The Irish economy, and its banking system are still relatively unsophisticated. Rapid economic growth is unlikely to take hold unless the building sector returns to some degree of health. The banks don’t appear to know how to make profits other than by lending on the security of bricks and mortar. FG and Labour sneer at FF, which they characterise as a builders’ party. Now, both parties look set to throw in their lot with those same builders in some sort of Faustian pact.
Placating the builders this time, however, is going to be more difficult than when it was last attempted by FF. The coalition is going to have to arrange working capital credit/ development finance for builders to build – hence the suggestion of using up to €7bn from the National Pension Reserve Fund and yet more Nama cash. The euphemism to be employed here for the socialisation of private sector risk is called the ‘Irish Strategic Investment Fund’.
How it will (not) work
But the government will have to prop up both ends of each transaction. Look at the newspapers and you’ll see that house prices are still very, very high. For would-be purchasers paying income tax at 52 cent in the euro, saving 10% of a deposit is hard but saving 20% is a bridge too far. The big banks can’t apparently assess risk properly, even on their bog standard home loans.
So therefore the state must insure between 10% and 15% of mortgage loans. This is yet more socialisation of private sector risk.

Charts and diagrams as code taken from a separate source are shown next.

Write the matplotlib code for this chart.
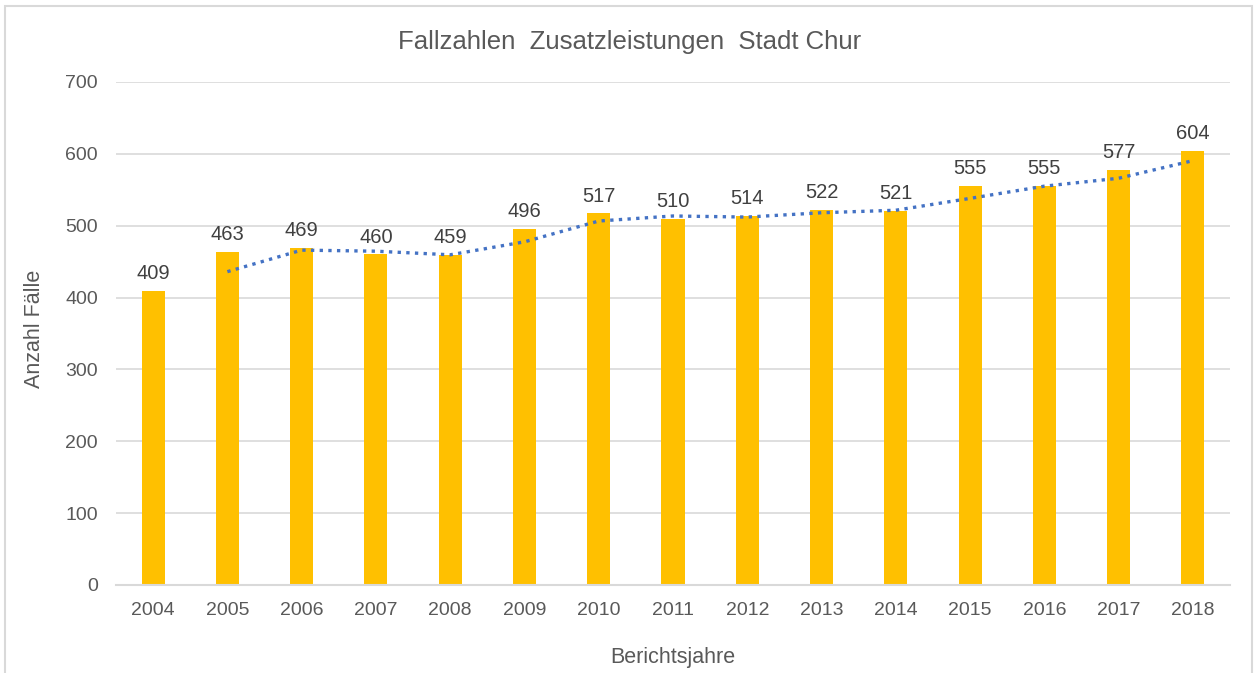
import numpy as np
import matplotlib.pyplot as plt
from matplotlib.patches import Rectangle

plt.rcParams['font.family'] = ['Liberation Sans', 'DejaVu Sans']

# Data
years = ['2004', '2005', '2006', '2007', '2008', '2009', '2010', '2011',
         '2012', '2013', '2014', '2015', '2016', '2017', '2018']
cases = [409, 463, 469, 460, 459, 496, 517, 510, 514, 522, 521, 555, 555, 577, 604]
# dotted trend line (2-period moving average as shown), starts at 2005
trend = [np.nan, 436, 466, 464.5, 459.5, 477.5, 506.5, 513.5, 512, 518,
         521.5, 538, 555, 566, 590.5]

text_col = '#595959'

fig = plt.figure(figsize=(12.59, 6.73), dpi=100)
ax = fig.add_axes([0.0921, 0.1308, 0.8849, 0.7474])

x = np.arange(len(years))
ax.bar(x, cases, width=0.31, color='#FFC000', zorder=2)
ax.plot(x, trend, color='#4472C4', linestyle=(0, (1, 1.6)), linewidth=2.4,
        zorder=3)

for xi, v in zip(x, cases):
    ax.text(xi, v + 11, str(v), ha='center', va='bottom', fontsize=14.5,
            color='#404040')

ax.set_xlim(-0.5, len(years) - 0.5)
ax.set_ylim(0, 700)
ax.set_yticks(range(0, 701, 100))
ax.set_xticks(x)
ax.set_xticklabels(years)
ax.tick_params(axis='both', length=0, labelsize=14, labelcolor=text_col)
ax.tick_params(axis='x', pad=12)
ax.tick_params(axis='y', pad=13)
ax.grid(axis='y', color='#D9D9D9', linewidth=1.2, zorder=0)
for s in ['top', 'right', 'left']:
    ax.spines[s].set_visible(False)
ax.spines['bottom'].set_color('#D9D9D9')
ax.spines['bottom'].set_linewidth(1.5)

fig.text(673 / 1259, 1 - 658 / 673, 'Berichtsjahre', ha='center',
         va='center', fontsize=15.5, color=text_col)
fig.text(35 / 1259, 1 - 329 / 673, 'Anzahl Fälle', ha='center',
         va='center', rotation=90, fontsize=15.5, color=text_col)
fig.text(0.5, 0.937, 'Fallzahlen  Zusatzleistungen  Stadt Chur',
         ha='center', va='center', fontsize=18.5, color=text_col)

# outer chart border
fig.patches.append(Rectangle((5 / 1259, -0.05), 1247 / 1259, 1.05 - 6 / 673,
                             transform=fig.transFigure, fill=False,
                             edgecolor='#D9D9D9', linewidth=1.5))

fig.savefig('out.png', dpi=100)
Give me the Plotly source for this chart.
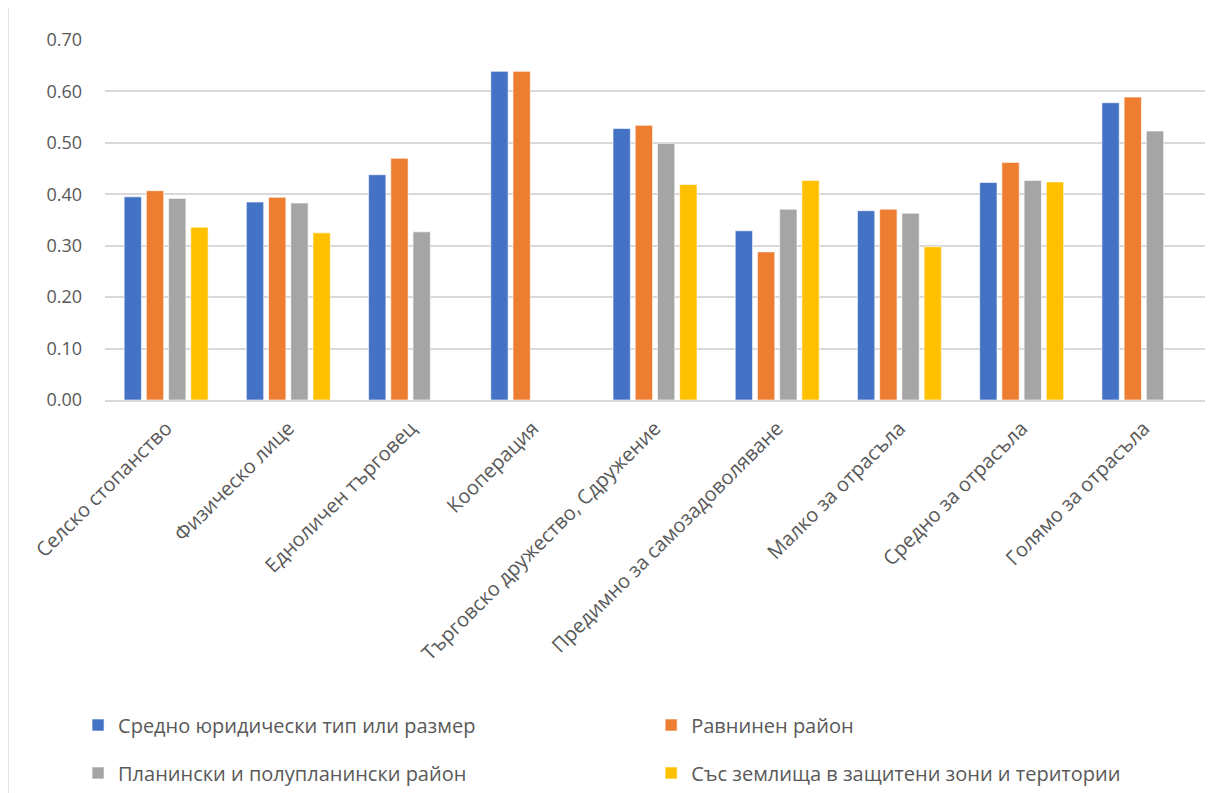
import plotly.graph_objects as go

categories = ["Селско стопанство", "Физическо лице", "Едноличен търговец", "Кооперация",
              "Търговско дружество, Сдружение", "Предимно за самозадоволяване",
              "Малко за отрасъла", "Средно за отрасъла", "Голямо за отрасъла"]

series_names = ["Средно юридически тип или размер", "Равнинен район",
                "Планински и полупланински район", "Със землища в защитени зони и територии"]

avg_type = [0.395, 0.385, 0.438, 0.639, 0.528, 0.329, 0.368, 0.423, 0.578]
plain = [0.407, 0.394, 0.470, 0.639, 0.534, 0.288, 0.371, 0.462, 0.589]
mountain = [0.392, 0.383, 0.327, None, 0.499, 0.371, 0.363, 0.427, 0.523]
protected = [0.336, 0.325, None, None, 0.419, 0.427, 0.298, 0.424, None]

colors = ["#4472C4", "#ED7D31", "#A5A5A5", "#FFC000"]
values = [avg_type, plain, mountain, protected]
legend_ids = ["legend", "legend2", "legend3", "legend4"]

font_family = "Open Sans, Noto Sans, sans-serif"
text_color = "#595959"

fig = go.Figure()
for name, vals, col, lg in zip(series_names, values, colors, legend_ids):
    fig.add_trace(go.Bar(
        x=categories, y=vals, name=name, legend=lg,
        marker=dict(color=col, line=dict(color="rgba(255,255,255,0.6)", width=1)),
    ))

# legend placement (paper coords): two columns, two rows below the chart
col_x = [-0.0245, 0.4965]
row_y = [-0.9028, -1.036]
legend_pos = [(col_x[0], row_y[0]), (col_x[1], row_y[0]),
              (col_x[0], row_y[1]), (col_x[1], row_y[1])]

legend_layout = {}
for lg, (lx, ly) in zip(legend_ids, legend_pos):
    legend_layout[lg] = dict(
        orientation="h", x=lx, y=ly, xanchor="left", yanchor="middle",
        itemwidth=30, font=dict(size=20, color=text_color),
        bgcolor="rgba(0,0,0,0)", itemclick=False,
    )

fig.update_layout(
    width=1212, height=785,
    margin=dict(l=97, r=15, t=32, b=393, autoexpand=False),
    paper_bgcolor="white", plot_bgcolor="white",
    barmode="group", bargap=0.273, bargroupgap=0.22,
    font=dict(family=font_family, color=text_color, size=19),
    showlegend=True,
    xaxis=dict(
        tickangle=-45, showgrid=False, showline=True, linecolor="#D9D9D9", linewidth=1.5,
        ticks="", tickfont=dict(size=20, color=text_color), automargin=False,
        ticklabelstandoff=7,
    ),
    yaxis=dict(
        range=[0, 0.7], dtick=0.1, tickformat=".2f", showgrid=True,
        gridcolor="#D9D9D9", gridwidth=1.5, zeroline=False, showline=False,
        ticks="", ticklabelstandoff=22, tickfont=dict(size=18, color=text_color),
        automargin=False,
    ),
    shapes=[dict(type="line", xref="paper", yref="paper",
                 x0=-0.0882, x1=-0.0882, y0=1.12, y1=-1.1,
                 line=dict(color="#D9D9D9", width=1.5))],
    **legend_layout,
)

fig.write_html("out.html")
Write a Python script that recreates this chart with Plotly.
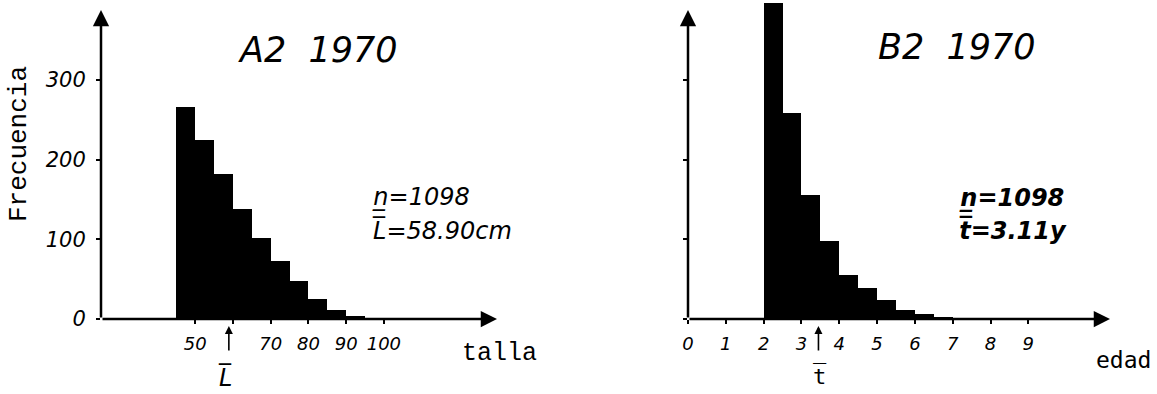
import plotly.graph_objects as go

W, H = 1157, 394

# ---- data ----
talla_bin_lo = [45, 50, 55, 60, 65, 70, 75, 80, 85, 90, 95]
talla_freq = [266, 225, 182, 138, 102, 73, 48, 25, 11, 4, 1]
talla_width = 5
talla_ticks = [50, 60, 70, 80, 90, 100]
talla_ticktext = ["50", "", "70", "80", "90", "100"]
talla_mean = 58.9

edad_bin_lo = [2.0, 2.5, 3.0, 3.5, 4.0, 4.5, 5.0, 5.5, 6.0, 6.5]
edad_freq = [396, 258, 156, 98, 55, 39, 24, 11, 6, 2]
edad_width = 0.5
edad_ticks = [0, 1, 2, 3, 4, 5, 6, 7, 8, 9]
edad_mean_drawn = 3.45

freq_ticks = [0, 100, 200, 300]

def px(x):
    return x / W

def py(y):
    return 1 - y / H

HAND = "DejaVu Sans"
MONO = "Liberation Mono"

fig = go.Figure()
fig.add_trace(go.Bar(
    x=[lo + talla_width / 2 for lo in talla_bin_lo], y=talla_freq, width=talla_width,
    marker=dict(color="black", line=dict(width=0)), xaxis="x", yaxis="y", showlegend=False))
fig.add_trace(go.Bar(
    x=[lo + edad_width / 2 for lo in edad_bin_lo], y=edad_freq, width=edad_width,
    marker=dict(color="black", line=dict(width=0)), xaxis="x2", yaxis="y2", showlegend=False))

ydom = [py(319), 1.0]
YMAX = 400
Y_ARROW = 387.5
XL = [25, 130]
XR = [0, 11.16]

common_x = dict(showgrid=False, zeroline=False, showline=False, ticks="outside",
                ticklen=4, tickwidth=2, tickcolor="black", automargin=False,
                tickfont=dict(family=HAND, size=18, color="black", style="italic"))
common_y = dict(showgrid=False, zeroline=False, showline=False, ticks="outside",
                ticklen=4, tickwidth=2, tickcolor="black", range=[0, YMAX], domain=ydom,
                tickvals=freq_ticks, automargin=False)

fig.update_layout(
    width=W, height=H, margin=dict(l=0, r=0, t=0, b=0, pad=0), autosize=False,
    paper_bgcolor="white", plot_bgcolor="white", bargap=0,
    xaxis=dict(domain=[px(101), px(497)], range=XL, tickvals=talla_ticks,
               ticktext=talla_ticktext, anchor="y", ticklabelstandoff=4, **common_x),
    yaxis=dict(anchor="x", ticklabelstandoff=6,
               tickfont=dict(family=HAND, size=21, color="black", style="italic"), **common_y),
    xaxis2=dict(domain=[px(688), px(1110)], range=XR, tickvals=edad_ticks,
                anchor="y2", ticklabelstandoff=4, **common_x),
    yaxis2=dict(anchor="x2", showticklabels=False, **common_y),
)

ann = []
# axis arrows
for xr, yr, xa in (("x", "y", XL), ("x2", "y2", XR)):
    ann.append(dict(x=xa[1], y=0, ax=xa[0], ay=0, xref=xr, yref=yr, axref=xr, ayref=yr,
                    showarrow=True, arrowhead=2, arrowsize=1.3, arrowwidth=2.5,
                    arrowcolor="black", text=""))
    ann.append(dict(x=xa[0], y=Y_ARROW, ax=xa[0], ay=0, xref=xr, yref=yr, axref=xr, ayref=yr,
                    showarrow=True, arrowhead=2, arrowsize=1.3, arrowwidth=2.5,
                    arrowcolor="black", text=""))

# mean arrows (below the x axis)
for xr, xm in (("x", talla_mean), ("x2", edad_mean_drawn)):
    ann.append(dict(x=xm, y=py(326), xref=xr, yref="paper", ax=0, ay=26, showarrow=True,
                    arrowhead=2, arrowsize=1, arrowwidth=1.6, arrowcolor="black", text=""))

def txt(t, x, y, size, family=HAND, style="italic", xanchor="center", angle=0, weight="normal"):
    ann.append(dict(text=t, x=px(x), y=py(y), xref="paper", yref="paper", showarrow=False,
                    xanchor=xanchor, yanchor="middle", textangle=angle,
                    font=dict(family=family, size=size, color="black", style=style, weight=weight)))

txt("A2  1970", 318, 50, 35)
txt("B2  1970", 957, 47, 35)
txt("n\u0332=1098", 370, 197, 24, xanchor="left")
txt("L\u0305=58.90cm", 370, 230, 24, xanchor="left")
txt("n\u0332=1098", 957, 198, 24, xanchor="left", weight="bold")
txt("t\u0305=3.11y", 957, 230, 24, xanchor="left", weight="bold")
txt("Frecuencia", 19, 144, 26, family=MONO, style="normal", angle=-90)
txt("talla", 499, 353, 25, family=MONO, style="normal")
txt("edad", 1153, 360, 23, family="DejaVu Sans Mono", style="normal", xanchor="right")
txt("L\u0305", 225, 377, 24)
txt("t\u0305", 820, 376, 22, family="DejaVu Sans Mono", style="normal")

fig.update_layout(annotations=ann)
fig.write_html("out.html", config={"displayModeBar": False, "responsive": False},
               post_script="document.body.style.margin='0';document.body.style.overflow='hidden';")
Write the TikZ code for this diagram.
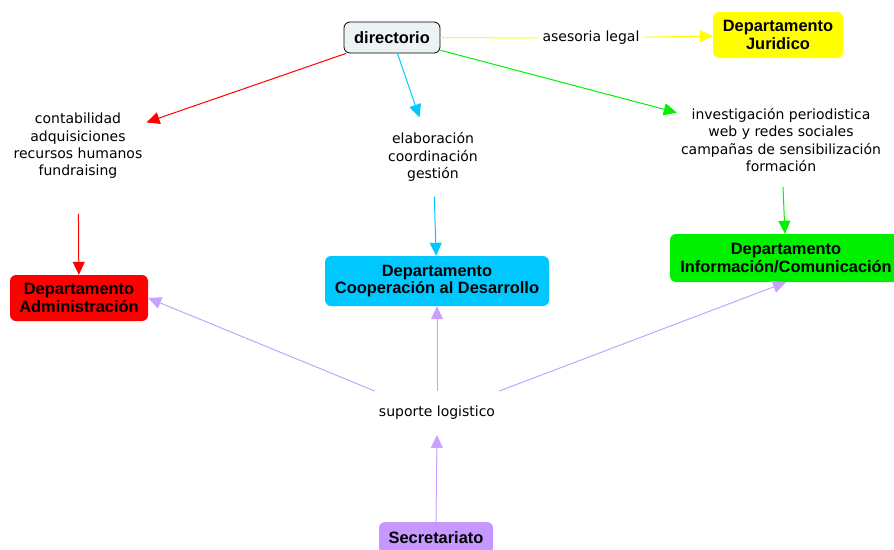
\documentclass[tikz,border=0pt]{standalone}
\usepackage{xcolor}
\usepackage{fontspec}
\setmainfont{Liberation Sans}
\newfontfamily\topicfont{DejaVu Sans}
\usetikzlibrary{arrows.meta}
\definecolor{dirgray}{HTML}{EDF3F5}
\definecolor{juryellow}{HTML}{FFFF00}
\definecolor{admred}{HTML}{FF0000}
\definecolor{coopblue}{HTML}{00C8FF}
\definecolor{infogreen}{HTML}{00F000}
\definecolor{secpurple}{HTML}{C697FF}
\definecolor{logpurple}{HTML}{C8A2FF}
\tikzset{arrow/.style={draw,-{Triangle[length=13pt,width=12pt]},line width=1pt,#1}}
\tikzset{arrow/.default={black}}
\tikzset{link/.style={draw,line width=1pt,#1}}
\tikzset{dept/.style={rounded corners=6pt,fill=#1,align=center,inner sep=0pt,font={\fontsize{16.4pt}{17.5pt}\selectfont\bfseries}}}
\tikzset{topic/.style={align=center,inner xsep=4pt,inner ysep=15pt,yshift=-3pt,font={\fontsize{14pt}{17.3pt}\selectfont\topicfont}}}

\begin{document}
\begin{tikzpicture}[x=1pt,y=-1pt]
        \useasboundingbox (0,0) rectangle (894,549);
        \node[dept=dirgray,draw=black,line width=0.8pt,minimum width=96pt,minimum height=31pt] (dir) at (392,37.5) {directorio};
        \node[dept=juryellow,minimum width=130pt,minimum height=46pt] (jur) at (778,35) {Departamento\\Juridico};
        \node[dept=admred,minimum width=138pt,minimum height=46pt] (adm) at (79,298) {Departamento\\Administración};
        \node[dept=coopblue,minimum width=224pt,minimum height=50pt] (coop) at (437,281) {Departamento\\Cooperación al Desarrollo};
        \node[dept=infogreen,minimum width=232pt,minimum height=48pt] (info) at (786,258) {Departamento\\Información/Comunicación};
        \node[dept=secpurple,minimum width=114pt,minimum height=32pt] (sec) at (436,538) {Secretariato};

        \node[topic,inner ysep=3pt,yshift=1pt] (legal) at (591,36) {asesoria legal};
        \node[topic] (adq) at (78,143) {contabilidad\\adquisiciones\\recursos humanos\\fundraising};
        \node[topic] (coord) at (433,154) {elaboración\\coordinación\\gestión};
        \node[topic] (redes) at (781,137) {investigación periodistica\\web y redes sociales\\campañas de sensibilización\\formación};
        \node[topic] (log) at (437,410) {suporte logistico};

        \path[link=juryellow] (dir) -- (legal);
        \path[arrow=juryellow] (legal) -- (jur);
        \path[arrow=admred] (dir) -- (adq);
        \path[arrow=admred,shorten <=20pt] (adq) -- (adm);
        \path[arrow=coopblue] (dir) -- (coord);
        \path[arrow=coopblue] (coord) -- (coop);
        \path[arrow=infogreen] (dir) -- (redes);
        \path[arrow=infogreen] (redes) -- (info);

        \foreach \a\b in {log.north west/adm.east, log.north/coop.south, log.north east/info.south, sec.north/log.south}{
            \path[arrow=logpurple] (\a) -- (\b);
        }
    \end{tikzpicture}
\end{document}
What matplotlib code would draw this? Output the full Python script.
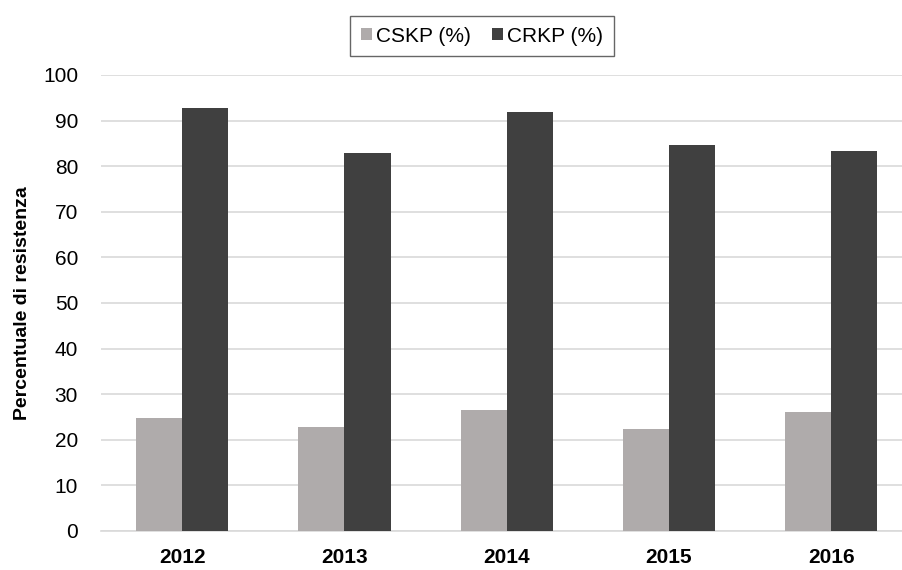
import numpy as np
import matplotlib.pyplot as plt

plt.rcParams['font.family'] = ['Liberation Sans', 'DejaVu Sans']

years = ['2012', '2013', '2014', '2015', '2016']
cskp = [24.7, 22.8, 26.5, 22.3, 26.1]
crkp = [92.7, 83.0, 91.8, 84.6, 83.3]

fig = plt.figure(figsize=(9.02, 5.70), dpi=100)
ax = fig.add_axes([101 / 902, 39 / 570, 801 / 902, 456 / 570])

x = np.arange(len(years))
w = 0.284
ax.bar(x - w / 2, cskp, w, color='#AFABAB', label='CSKP (%)', zorder=3)
ax.bar(x + w / 2, crkp, w, color='#404040', label='CRKP (%)', zorder=3)

ax.set_ylim(0, 100)
ax.set_xlim(-0.5, -0.5 + 801 / 162.3)
ax.set_yticks(range(0, 101, 10))
ax.set_xticks(x)
ax.set_xticklabels(years, fontsize=15, fontweight='bold')
ax.tick_params(axis='y', labelsize=15, length=0, pad=16.5)
ax.tick_params(axis='x', length=0, pad=12)
ax.grid(axis='y', color='#D9D9D9', linewidth=1.2, zorder=0)
for s in ['top', 'right', 'left']:
    ax.spines[s].set_visible(False)
ax.spines['bottom'].set_color('#D9D9D9')
ax.spines['bottom'].set_linewidth(1.2)

ax.set_ylabel('Percentuale di resistenza', fontsize=14, fontweight='bold')
ax.yaxis.set_label_coords(-0.087, 0.5)

leg = fig.legend(loc='center', bbox_to_anchor=(482 / 902, 1 - 36 / 570), ncol=2,
                 fontsize=15, frameon=True, fancybox=False, handlelength=0.55,
                 handleheight=0.55, handletextpad=0.2, columnspacing=1.0,
                 borderpad=0.5)
leg.get_frame().set_edgecolor('#404040')
leg.get_frame().set_linewidth(1.0)

fig.savefig('out.png', dpi=100)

Essentially our risk-averse pillar banks will get a sort of performance bond for 15% of the cash they ‘risk’ on mortgages which simultaneously covers them against a drop in the value of new build housing of a certain scale.
Who will pay for this insurance? The taxpayer, including people with existing mortgages? The bank? Not very likely since they pass on every cost to the customer. Or the borrower?
And just how will the existence of such insurance bonds improve the lot of young people who want homes but don’t have well-heeled parents to subsidise them? After all, in this Republic every citizen is entitled to benefit from the latest wheeze produced by the political elite. Regardless of its purpose.”